▸ **THE REQUEST**: Exclude the pictures, then repeat the remaining data exactly.

▸ **SOURCE EXCERPT**:
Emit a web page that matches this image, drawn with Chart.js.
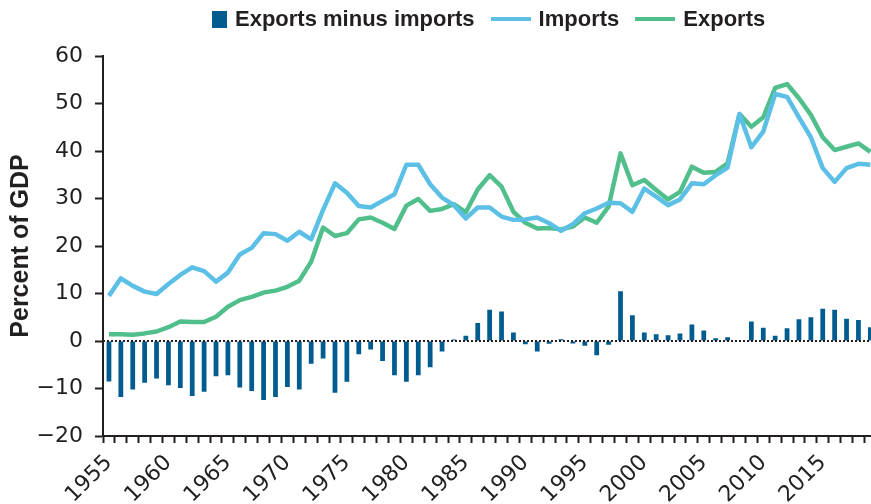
<!DOCTYPE html>
<html>
<head>
<meta charset="utf-8">
<title>Exports and imports, percent of GDP</title>
<script src="https://cdn.jsdelivr.net/npm/chart.js"></script>
<style>
    body { margin: 0; overflow: hidden; background: #fff; }
    #wrap { position: relative; width: 896px; height: 504px; }
    #legend {
        position: absolute; top: 6px; left: 212px;
        display: flex; align-items: center; white-space: nowrap;
        font: bold 22px "Liberation Sans", Arial, sans-serif; line-height: 26px; color: #231f20;
    }
    #legend .box { display: inline-block; width: 15px; height: 17px; margin-right: 8px; }
    #legend .line { display: inline-block; width: 40px; height: 4px; margin: 0 8px 0 16px; }
</style>
</head>
<body>
<div id="wrap">
    <div id="legend"></div>
    <!-- wider than the window: the reference crops the last year at the right edge -->
    <canvas id="myChart" width="896" height="504"></canvas>
</div>
<script>
    // years shown on the x axis
    const years = [
        '1955','1956','1957','1958','1959','1960','1961','1962','1963','1964',
        '1965','1966','1967','1968','1969','1970','1971','1972','1973','1974',
        '1975','1976','1977','1978','1979','1980','1981','1982','1983','1984',
        '1985','1986','1987','1988','1989','1990','1991','1992','1993','1994',
        '1995','1996','1997','1998','1999','2000','2001','2002','2003','2004',
        '2005','2006','2007','2008','2009','2010','2011','2012','2013','2014',
        '2015','2016','2017','2018','2019'
    ];
    const xTickLabels = ['1955','1960','1965','1970','1975','1980','1985','1990','1995','2000','2005','2010','2015'];
    const yTicks = [-20, -10, 0, 10, 20, 30, 40, 50, 60];

    // percent of GDP
    const imports = [
        9.5, 13.2, 11.6, 10.4, 9.9, 12.0, 13.9, 15.5, 14.7, 12.5,
        14.4, 18.2, 19.6, 22.7, 22.5, 21.1, 23.0, 21.4, 27.6, 33.2,
        31.2, 28.4, 28.1, 29.5, 30.9, 37.1, 37.1, 33.0, 30.2, 28.6,
        25.8, 28.1, 28.1, 26.2, 25.5, 25.6, 26.0, 24.8, 23.2, 24.6,
        26.9, 27.9, 29.1, 29.0, 27.2, 32.1, 30.4, 28.6, 29.8, 33.2,
        33.0, 34.9, 36.5, 47.8, 40.8, 44.1, 52.0, 51.4, 47.1, 42.9,
        36.4, 33.5, 36.4, 37.3, 37.1
    ];
    const exports = [
        1.4, 1.4, 1.3, 1.6, 2.0, 2.9, 4.1, 4.0, 4.0, 5.1,
        7.2, 8.6, 9.3, 10.2, 10.6, 11.4, 12.7, 16.7, 23.9, 22.1,
        22.7, 25.6, 26.0, 24.9, 23.6, 28.5, 29.9, 27.4, 27.8, 28.8,
        27.1, 31.9, 34.9, 32.5, 27.2, 24.9, 23.7, 23.8, 23.5, 24.1,
        26.0, 24.9, 28.3, 39.5, 32.8, 33.9, 31.8, 29.8, 31.4, 36.7,
        35.4, 35.6, 37.4, 47.8, 45.1, 47.1, 53.3, 54.1, 51.1, 47.6,
        42.9, 40.2, 40.9, 41.6, 39.8
    ];
    const netExports = [
        -8.5, -11.8, -10.2, -8.8, -7.9, -9.3, -9.9, -11.6, -10.7, -7.4,
        -7.2, -9.8, -10.5, -12.4, -11.8, -9.7, -10.2, -4.8, -3.7, -10.9,
        -8.6, -2.8, -1.8, -4.2, -7.2, -8.6, -7.2, -5.5, -2.2, 0.3,
        1.1, 3.8, 6.6, 6.2, 1.8, -0.7, -2.2, -0.6, 0.35, -0.5,
        -1.0, -3.0, -0.8, 10.5, 5.4, 1.8, 1.4, 1.2, 1.6, 3.5,
        2.2, 0.6, 0.8, 0.1, 4.1, 2.8, 1.1, 2.7, 4.6, 5.0,
        6.8, 6.6, 4.7, 4.4, 2.9
    ];

    const ink = '#231f20';
    const tickFont = { family: '"DejaVu Sans", sans-serif', size: 22 };

    // dotted line at zero
    const zeroLine = {
        id: 'zeroLine',
        afterDatasetsDraw(chart) {
            const { ctx, chartArea, scales } = chart;
            const y = scales.y.getPixelForValue(0);
            ctx.save();
            ctx.strokeStyle = ink;
            ctx.lineWidth = 2;
            ctx.setLineDash([2, 2]);
            ctx.beginPath();
            ctx.moveTo(chartArea.left, y);
            ctx.lineTo(chartArea.right, y);
            ctx.stroke();
            ctx.restore();
        }
    };

    const ctx = document.getElementById('myChart').getContext('2d');
    const myChart = new Chart(ctx, {
        type: 'bar',
        data: {
            labels: years,
            datasets: [
                {
                    label: 'Exports minus imports',
                    data: netExports,
                    backgroundColor: '#005b8f',
                    barPercentage: 0.4,
                    categoryPercentage: 1.0,
                    order: 2,
                },
                {
                    type: 'line',
                    label: 'Imports',
                    data: imports,
                    borderColor: '#5bbfe6',
                    backgroundColor: '#5bbfe6',
                    borderWidth: 4.5,
                    borderJoinStyle: 'round',
                    pointRadius: 0,
                    tension: 0,
                    order: 1,
                },
                {
                    type: 'line',
                    label: 'Exports',
                    data: exports,
                    borderColor: '#51bf8b',
                    backgroundColor: '#51bf8b',
                    borderWidth: 4.5,
                    borderJoinStyle: 'round',
                    pointRadius: 0,
                    tension: 0,
                    order: 1,
                },
            ],
        },
        options: {
            responsive: false,
            animation: false,
            devicePixelRatio: 1,
            layout: { autoPadding: false, padding: { top: 56, left: 0, right: 0, bottom: 0 } },
            plugins: {
                legend: { display: false },
                tooltip: { enabled: false },
            },
            scales: {
                x: {
                    offset: true,
                    grid: { offset: true, drawOnChartArea: false, tickLength: 7, tickWidth: 2, tickColor: ink },
                    border: { color: ink, width: 2 },
                    ticks: {
                        autoSkip: false,
                        minRotation: 45,
                        maxRotation: 45,
                        padding: 7,
                        color: ink,
                        font: tickFont,
                        callback: (v, i) => xTickLabels.includes(years[i]) ? years[i] : '',
                    },
                    afterFit: s => { s.height = 68; },
                },
                y: {
                    min: yTicks[0],
                    max: yTicks[yTicks.length - 1],
                    afterBuildTicks: s => { s.ticks = yTicks.map(v => ({ value: v })); },
                    grid: { drawOnChartArea: false, tickLength: 8, tickWidth: 2, tickColor: ink },
                    border: { color: ink, width: 2 },
                    ticks: {
                        color: ink,
                        font: tickFont,
                        padding: 12,
                        callback: v => v < 0 ? '\u2212' + Math.abs(v) : String(v),
                    },
                    title: {
                        display: true,
                        text: 'Percent of GDP',
                        color: ink,
                        font: { family: '"Liberation Sans", Arial, sans-serif', size: 25, weight: 'bold' },
                        padding: { top: 6, bottom: 0 },
                    },
                    afterFit: s => { s.width = 103; },
                },
            },
        },
        plugins: [zeroLine],
    });

    // legend built from the datasets
    const legend = document.getElementById('legend');
    myChart.data.datasets.forEach(ds => {
        const mark = document.createElement('span');
        mark.className = ds.type === 'line' ? 'line' : 'box';
        mark.style.background = ds.type === 'line' ? ds.borderColor : ds.backgroundColor;
        const text = document.createElement('span');
        text.textContent = ds.label;
        legend.appendChild(mark);
        legend.appendChild(text);
    });
</script>
</body>
</html>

▸ **TASK RESULT**:
Emit a web page that matches this image, drawn with Chart.js.
<!DOCTYPE html>
<html>
<head>
<meta charset="utf-8">
<title>Exports and imports, percent of GDP</title>
<script src="https://cdn.jsdelivr.net/npm/chart.js"></script>
<style>
    body { margin: 0; overflow: hidden; background: #fff; }
    #wrap { position: relative; width: 896px; height: 504px; }
    #legend {
        position: absolute; top: 6px; left: 212px;
        display: flex; align-items: center; white-space: nowrap;
        font: bold 22px "Liberation Sans", Arial, sans-serif; line-height: 26px; color: #231f20;
    }
    #legend .box { display: inline-block; width: 15px; height: 17px; margin-right: 8px; }
    #legend .line { display: inline-block; width: 40px; height: 4px; margin: 0 8px 0 16px; }
</style>
</head>
<body>
<div id="wrap">
    <div id="legend"></div>
    <!-- wider than the window: the reference crops the last year at the right edge -->
    <canvas id="myChart" width="896" height="504"></canvas>
</div>
<script>
    // years shown on the x axis
    const years = [
        '1955','1956','1957','1958','1959','1960','1961','1962','1963','1964',
        '1965','1966','1967','1968','1969','1970','1971','1972','1973','1974',
        '1975','1976','1977','1978','1979','1980','1981','1982','1983','1984',
        '1985','1986','1987','1988','1989','1990','1991','1992','1993','1994',
        '1995','1996','1997','1998','1999','2000','2001','2002','2003','2004',
        '2005','2006','2007','2008','2009','2010','2011','2012','2013','2014',
        '2015','2016','2017','2018','2019'
    ];
    const xTickLabels = ['1955','1960','1965','1970','1975','1980','1985','1990','1995','2000','2005','2010','2015'];
    const yTicks = [-20, -10, 0, 10, 20, 30, 40, 50, 60];

    // percent of GDP
    const imports = [
        9.5, 13.2, 11.6, 10.4, 9.9, 12.0, 13.9, 15.5, 14.7, 12.5,
        14.4, 18.2, 19.6, 22.7, 22.5, 21.1, 23.0, 21.4, 27.6, 33.2,
        31.2, 28.4, 28.1, 29.5, 30.9, 37.1, 37.1, 33.0, 30.2, 28.6,
        25.8, 28.1, 28.1, 26.2, 25.5, 25.6, 26.0, 24.8, 23.2, 24.6,
        26.9, 27.9, 29.1, 29.0, 27.2, 32.1, 30.4, 28.6, 29.8, 33.2,
        33.0, 34.9, 36.5, 47.8, 40.8, 44.1, 52.0, 51.4, 47.1, 42.9,
        36.4, 33.5, 36.4, 37.3, 37.1
    ];
    const exports = [
        1.4, 1.4, 1.3, 1.6, 2.0, 2.9, 4.1, 4.0, 4.0, 5.1,
        7.2, 8.6, 9.3, 10.2, 10.6, 11.4, 12.7, 16.7, 23.9, 22.1,
        22.7, 25.6, 26.0, 24.9, 23.6, 28.5, 29.9, 27.4, 27.8, 28.8,
        27.1, 31.9, 34.9, 32.5, 27.2, 24.9, 23.7, 23.8, 23.5, 24.1,
        26.0, 24.9, 28.3, 39.5, 32.8, 33.9, 31.8, 29.8, 31.4, 36.7,
        35.4, 35.6, 37.4, 47.8, 45.1, 47.1, 53.3, 54.1, 51.1, 47.6,
        42.9, 40.2, 40.9, 41.6, 39.8
    ];
    const netExports = [
        -8.5, -11.8, -10.2, -8.8, -7.9, -9.3, -9.9, -11.6, -10.7, -7.4,
        -7.2, -9.8, -10.5, -12.4, -11.8, -9.7, -10.2, -4.8, -3.7, -10.9,
        -8.6, -2.8, -1.8, -4.2, -7.2, -8.6, -7.2, -5.5, -2.2, 0.3,
        1.1, 3.8, 6.6, 6.2, 1.8, -0.7, -2.2, -0.6, 0.35, -0.5,
        -1.0, -3.0, -0.8, 10.5, 5.4, 1.8, 1.4, 1.2, 1.6, 3.5,
        2.2, 0.6, 0.8, 0.1, 4.1, 2.8, 1.1, 2.7, 4.6, 5.0,
        6.8, 6.6, 4.7, 4.4, 2.9
    ];

    const ink = '#231f20';
    const tickFont = { family: '"DejaVu Sans", sans-serif', size: 22 };

    // dotted line at zero
    const zeroLine = {
        id: 'zeroLine',
        afterDatasetsDraw(chart) {
            const { ctx, chartArea, scales } = chart;
            const y = scales.y.getPixelForValue(0);
            ctx.save();
            ctx.strokeStyle = ink;
            ctx.lineWidth = 2;
            ctx.setLineDash([2, 2]);
            ctx.beginPath();
            ctx.moveTo(chartArea.left, y);
            ctx.lineTo(chartArea.right, y);
            ctx.stroke();
            ctx.restore();
        }
    };

    const ctx = document.getElementById('myChart').getContext('2d');
    const myChart = new Chart(ctx, {
        type: 'bar',
        data: {
            labels: years,
            datasets: [
                {
                    label: 'Exports minus imports',
                    data: netExports,
                    backgroundColor: '#005b8f',
                    barPercentage: 0.4,
                    categoryPercentage: 1.0,
                    order: 2,
                },
                {
                    type: 'line',
                    label: 'Imports',
                    data: imports,
                    borderColor: '#5bbfe6',
                    backgroundColor: '#5bbfe6',
                    borderWidth: 4.5,
                    borderJoinStyle: 'round',
                    pointRadius: 0,
                    tension: 0,
                    order: 1,
                },
                {
                    type: 'line',
                    label: 'Exports',
                    data: exports,
                    borderColor: '#51bf8b',
                    backgroundColor: '#51bf8b',
                    borderWidth: 4.5,
                    borderJoinStyle: 'round',
                    pointRadius: 0,
                    tension: 0,
                    order: 1,
                },
            ],
        },
        options: {
            responsive: false,
            animation: false,
            devicePixelRatio: 1,
            layout: { autoPadding: false, padding: { top: 56, left: 0, right: 0, bottom: 0 } },
            plugins: {
                legend: { display: false },
                tooltip: { enabled: false },
            },
            scales: {
                x: {
                    offset: true,
                    grid: { offset: true, drawOnChartArea: false, tickLength: 7, tickWidth: 2, tickColor: ink },
                    border: { color: ink, width: 2 },
                    ticks: {
                        autoSkip: false,
                        minRotation: 45,
                        maxRotation: 45,
                        padding: 7,
                        color: ink,
                        font: tickFont,
                        callback: (v, i) => xTickLabels.includes(years[i]) ? years[i] : '',
                    },
                    afterFit: s => { s.height = 68; },
                },
                y: {
                    min: yTicks[0],
                    max: yTicks[yTicks.length - 1],
                    afterBuildTicks: s => { s.ticks = yTicks.map(v => ({ value: v })); },
                    grid: { drawOnChartArea: false, tickLength: 8, tickWidth: 2, tickColor: ink },
                    border: { color: ink, width: 2 },
                    ticks: {
                        color: ink,
                        font: tickFont,
                        padding: 12,
                        callback: v => v < 0 ? '\u2212' + Math.abs(v) : String(v),
                    },
                    title: {
                        display: true,
                        text: 'Percent of GDP',
                        color: ink,
                        font: { family: '"Liberation Sans", Arial, sans-serif', size: 25, weight: 'bold' },
                        padding: { top: 6, bottom: 0 },
                    },
                    afterFit: s => { s.width = 103; },
                },
            },
        },
        plugins: [zeroLine],
    });

    // legend built from the datasets
    const legend = document.getElementById('legend');
    myChart.data.datasets.forEach(ds => {
        const mark = document.createElement('span');
        mark.className = ds.type === 'line' ? 'line' : 'box';
        mark.style.background = ds.type === 'line' ? ds.borderColor : ds.backgroundColor;
        const text = document.createElement('span');
        text.textContent = ds.label;
        legend.appendChild(mark);
        legend.appendChild(text);
    });
</script>
</body>
</html>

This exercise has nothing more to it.